BEGIN Input rows
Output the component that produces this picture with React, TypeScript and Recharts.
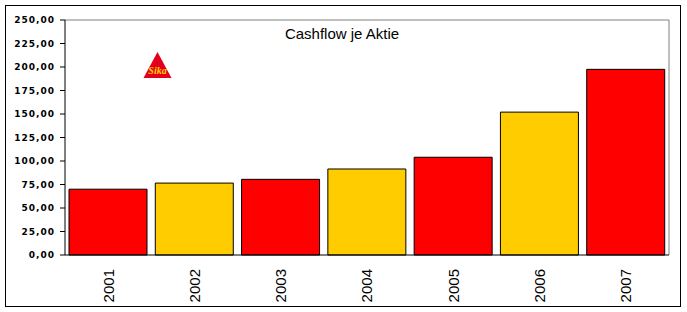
import React from "react";
import { BarChart, Bar, Cell, XAxis, YAxis, ReferenceLine } from "recharts";

const years = ["2001", "2002", "2003", "2004", "2005", "2006", "2007"];
const cashflow = [70, 76.5, 80.5, 91.5, 104, 152, 197.5];
const barColors = ["#FF0000", "#FFCC00", "#FF0000", "#FFCC00", "#FF0000", "#FFCC00", "#FF0000"];
const yTicks = [0, 25, 50, 75, 100, 125, 150, 175, 200, 225, 250];
const bandTicks = [0, 1, 2, 3, 4, 5, 6, 7];

const data = years.map((year, i) => ({ year, value: cashflow[i] }));

const fmt = (v: number) => v.toFixed(2).replace(".", ",");

function YearTick(props: any) {
    const { x, y, payload } = props;
    return <text x={x} y={y} dy="0.36em" transform={`rotate(-90 ${x} ${y})`} textAnchor="end"
        fontFamily="'Liberation Sans', Arial, sans-serif" fontSize={15} fill="#000">
        {payload.value}
    </text>;
}

function SikaLogo() {
    // small logo in the upper left of the plot
    return <svg width={687} height={312} style={{ position: "absolute", left: 0, top: 0, pointerEvents: "none" }}>
        <text x={342} y={39} textAnchor="middle" fontFamily="'Liberation Sans', Arial, sans-serif" fontSize={15} fill="#000">
            Cashflow je Aktie
        </text>
        <polygon points="157.5,52 143.5,78 171.5,78" fill="#E2001A" />
        <text x={157.5} y={74} textAnchor="middle" fontFamily="'Liberation Serif', serif" fontStyle="italic"
            fontWeight="bold" fontSize={10} fill="#FFD200">Sika</text>
    </svg>;
}

export default function App() {
    return <div style={{ position: "absolute", left: 0, top: 0, width: 687, height: 312, background: "#fff" }}>
        <div style={{ position: "absolute", left: 5, top: 5, width: 674, height: 300, border: "1px solid #000" }} />
        <BarChart width={687} height={312} data={data} margin={{ top: 20, right: 18, bottom: 0, left: 0 }}
            barCategoryGap={4}>
            <XAxis xAxisId="frame" type="number" dataKey="x" domain={[0, 7]} ticks={bandTicks} height={0}
                tick={() => <g />} tickSize={6} axisLine={false} tickLine={{ stroke: "#000" }} allowDataOverflow />
            <XAxis dataKey="year" height={57} tickLine={false} axisLine={{ stroke: "#000" }}
                tick={<YearTick />} tickMargin={8} interval={0} />
            <YAxis width={65} domain={[0, 250]} ticks={yTicks} interval={0} tickFormatter={fmt}
                tickSize={5} tickMargin={5} axisLine={{ stroke: "#000" }} tickLine={{ stroke: "#000" }}
                tick={{ fontFamily: "'DejaVu Sans', Verdana, sans-serif", fontWeight: "bold", fontSize: 9, fill: "#000", letterSpacing: 1 }} />
            <ReferenceLine y={250} stroke="#808080" />
            <ReferenceLine x={7} xAxisId="frame" stroke="#808080" />
            <Bar dataKey="value" stroke="#000" strokeWidth={1} isAnimationActive={false}>
                {data.map((d, i) => <Cell key={`cell-${d.year}`} fill={barColors[i]} />)}
            </Bar>
        </BarChart>
        <SikaLogo />
    </div>;
}
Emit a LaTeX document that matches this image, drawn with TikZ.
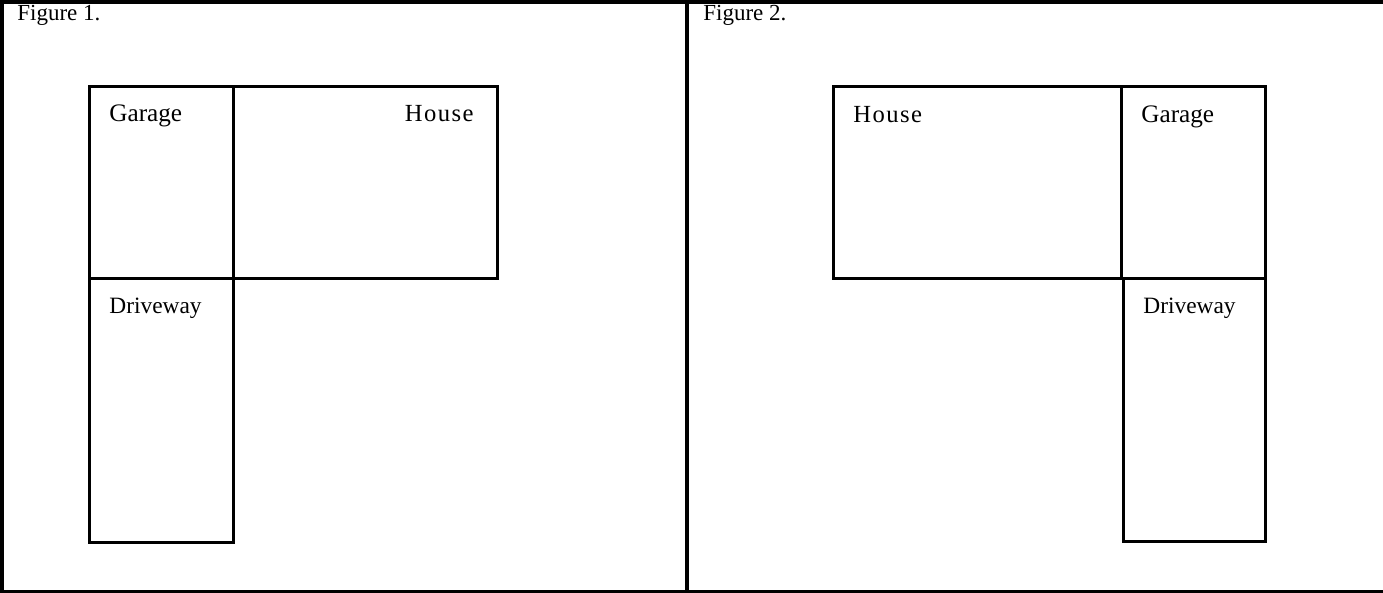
\documentclass[tikz,border=0pt]{standalone}
\usepackage{fontspec}
\setmainfont{Liberation Serif}
\newfontfamily\widefont[LetterSpace=6]{Liberation Serif}
\usepackage{tikz}
\usetikzlibrary{positioning}

\begin{document}
\begin{tikzpicture}[
    x=0.5pt, y=-0.5pt,
    frame/.style={line width=1.7pt},
    lot/.style={line width=1.5pt},
    caption/.style={anchor=base west, inner sep=0pt, font=\fontsize{11.5}{13}\selectfont},
    label/.style={anchor=base west, inner sep=0pt, font=\fontsize{12.6}{14}\selectfont},
    drive/.style={anchor=base west, inner sep=0pt, font=\fontsize{11.7}{14}\selectfont},
    house/.style={inner sep=0pt, font=\widefont\fontsize{12.3}{14}\selectfont}
]
\useasboundingbox (0,0) rectangle (1383,593);

% outer frame
\draw[frame] (1383,2) -- (2,2) -- (2,591.5) -- (1383,591.5);
\draw[frame] (687,2) -- (687,591.5);

% Figure 1
\node[caption] (capA) at (17,21) {Figure 1.};
\draw[lot] (89,87) rectangle (233,279);
\draw[lot] (233,87) rectangle (497,279);
\draw[lot] (89,279) rectangle (233,542.5);
\node[label] (garageA) at (109,122) {Garage};
\node[house, anchor=base east] (houseA) at (474,122) {House};
\node[drive] (driveA) at (109,314) {Driveway};

% Figure 2
\node[caption] (capB) at (703,21) {Figure 2.};
\draw[lot] (833,87) rectangle (1121,279);
\draw[lot] (1121,87) rectangle (1265,279);
\draw[lot] (1123,279) rectangle (1265,541.5);
\node[house, anchor=base west] (houseB) at (853,123) {House};
\node[label] (garageB) at (1141,123) {Garage};
\node[drive] (driveB) at (1143,314) {Driveway};

\end{tikzpicture}
\end{document}
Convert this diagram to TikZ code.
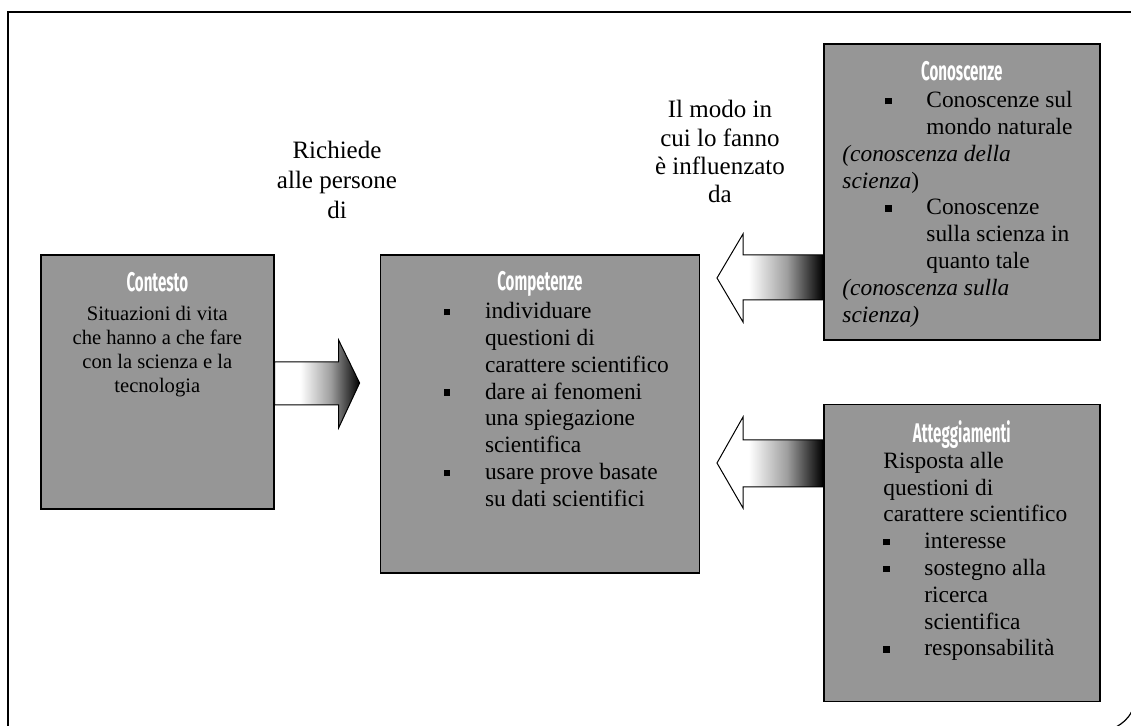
\documentclass[tikz,border=0pt]{standalone}
\usepackage{fontspec}
\setmainfont{Liberation Serif}
\newfontfamily\headfont[FakeStretch=0.56]{Fira Sans}
\usetikzlibrary{positioning}
\definecolor{panelgray}{gray}{0.59}
\pgfdeclarehorizontalshading{fade}{100bp}{rgb(0bp)=(1,1,1); rgb(40bp)=(1,1,1); rgb(58bp)=(0.62,0.62,0.62); rgb(75bp)=(0,0,0); rgb(100bp)=(0,0,0)}
\newcommand{\bul}{\makebox[20.5pt][l]{\rule[1.6pt]{3.2pt}{3.2pt}}}
\newcommand{\ind}{\hspace*{20.5pt}}

\begin{document}
\begin{tikzpicture}[
    x=0.5pt, y=-0.5pt,
    panel/.style={rectangle, draw=black, line width=0.8pt, fill=panelgray, inner sep=0pt},
    panelhead/.style={inner sep=0pt, text=white, font=\headfont\bfseries\fontsize{13.5}{15}\selectfont},
    paneltext/.style={inner sep=0pt, align=left, font=\fontsize{11.7}{13.4}\selectfont},
    sidetext/.style={inner sep=0pt, align=center, font=\fontsize{12.5}{15}\selectfont},
    fatarrow/.style={draw=black, line width=0.5pt, shading=fade},
    frame/.style={draw=black, line width=0.6pt}
]
    \useasboundingbox (0,0) rectangle (1131,726);
    \clip (0,0) rectangle (1131,726);

    % outer frame
    \draw[frame] (8,740) -- (8,12) -- (1145,12);
    \draw[frame] (1116,727) .. controls (1123,723) and (1128,719) .. (1132,711);

    % Panels
    \node[panel, minimum width=116.5pt, minimum height=127pt, anchor=north west] (ctx) at (40,254) {};
    \node[panel, minimum width=159.5pt, minimum height=159pt, anchor=north west] (cmp) at ([xshift=52.5pt]ctx.north east) {};
    \node[panel, minimum width=138pt, minimum height=148pt, anchor=north west] (con) at (823,43) {};
    \node[panel, minimum width=138pt, minimum height=148.5pt, below=31.5pt of con] (att) {};

    % Headings
    \node[panelhead, below=9pt of ctx.north] (ctxhead) {Contesto};
    \node[panelhead, below=8.5pt of cmp.north] (cmphead) {Competenze};
    \node[panelhead, below=9pt of con.north] (conhead) {Conoscenze};
    \node[panelhead, below=8.5pt of att.north] (atthead) {Atteggiamenti};

    % Panel texts
    \node[paneltext, align=center, font=\fontsize{10.3}{12}\selectfont, anchor=north] (ctxtext) at ([yshift=-26pt]ctx.north)
        {Situazioni di vita\\che hanno a che fare\\con la scienza e la\\tecnologia};
    \node[paneltext, anchor=north west] (cmptext) at ([xshift=32pt,yshift=-24pt]cmp.north west)
        {\bul individuare\\\ind questioni di\\\ind carattere scientifico\\\bul dare ai fenomeni\\\ind una spiegazione\\\ind scientifica\\\bul usare prove basate\\\ind su dati scientifici};
    \node[paneltext, anchor=north west] (context) at ([xshift=9.5pt,yshift=-24pt]con.north west)
        {\hspace*{21.5pt}\bul Conoscenze sul\\\hspace*{42pt}mondo naturale\\\textit{(conoscenza della}\\\textit{scienza})\\\hspace*{21.5pt}\bul Conoscenze\\\hspace*{42pt}sulla scienza in\\\hspace*{42pt}quanto tale\\\textit{(conoscenza sulla}\\\textit{scienza)}};
    \node[paneltext, anchor=north west] (atttext) at ([xshift=30pt,yshift=-24pt]att.north west)
        {Risposta alle\\questioni di\\carattere scientifico\\\bul interesse\\\bul sostegno alla\\\ind ricerca\\\ind scientifica\\\bul responsabilità};

    % Side labels
    \node[sidetext, anchor=north] (ask) at (337,141) {Richiede\\alle persone\\di};
    \node[sidetext, font=\fontsize{12.5}{14.2}\selectfont, anchor=north] (how) at (720,100)
        {Il modo in\\cui lo fanno\\è influenzato\\da};

    % Block arrows
    \path[fatarrow] (ctx.east |- 0,362) -- ++(64,0) -- ++(0,-22) -- ++(21,43) -- ++(-21,45) -- ++(0,-23) -- (ctx.east |- 0,405) -- cycle;
    \path[fatarrow] (con.west |- 0,255) -- ++(-80,0) -- ++(0,-21) -- ++(-26,44) -- ++(26,44) -- ++(0,-22) -- (con.west |- 0,300) -- cycle;
    \path[fatarrow] (att.west |- 0,440) -- ++(-80,0) -- ++(0,-23) -- ++(-26,46) -- ++(26,45) -- ++(0,-21) -- (att.west |- 0,487) -- cycle;
\end{tikzpicture}
\end{document}
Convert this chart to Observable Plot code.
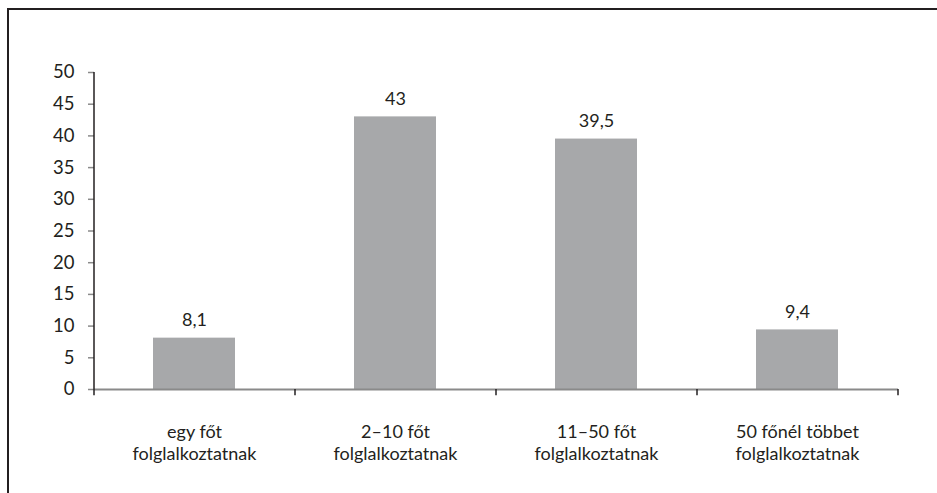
END Input rows
## [What needs to be done]
Above this task is a listing with pictures in it. Retype only the lines from the one containing "Convert this diagram to TikZ code." through the one containing "(1128,719) .. (1132,711);", both included, and not the pictures.

## [Written response]
Convert this diagram to TikZ code.
\documentclass[tikz,border=0pt]{standalone}
\usepackage{fontspec}
\setmainfont{Liberation Serif}
\newfontfamily\headfont[FakeStretch=0.56]{Fira Sans}
\usetikzlibrary{positioning}
\definecolor{panelgray}{gray}{0.59}
\pgfdeclarehorizontalshading{fade}{100bp}{rgb(0bp)=(1,1,1); rgb(40bp)=(1,1,1); rgb(58bp)=(0.62,0.62,0.62); rgb(75bp)=(0,0,0); rgb(100bp)=(0,0,0)}
\newcommand{\bul}{\makebox[20.5pt][l]{\rule[1.6pt]{3.2pt}{3.2pt}}}
\newcommand{\ind}{\hspace*{20.5pt}}

\begin{document}
\begin{tikzpicture}[
    x=0.5pt, y=-0.5pt,
    panel/.style={rectangle, draw=black, line width=0.8pt, fill=panelgray, inner sep=0pt},
    panelhead/.style={inner sep=0pt, text=white, font=\headfont\bfseries\fontsize{13.5}{15}\selectfont},
    paneltext/.style={inner sep=0pt, align=left, font=\fontsize{11.7}{13.4}\selectfont},
    sidetext/.style={inner sep=0pt, align=center, font=\fontsize{12.5}{15}\selectfont},
    fatarrow/.style={draw=black, line width=0.5pt, shading=fade},
    frame/.style={draw=black, line width=0.6pt}
]
    \useasboundingbox (0,0) rectangle (1131,726);
    \clip (0,0) rectangle (1131,726);

    % outer frame
    \draw[frame] (8,740) -- (8,12) -- (1145,12);
    \draw[frame] (1116,727) .. controls (1123,723) and (1128,719) .. (1132,711);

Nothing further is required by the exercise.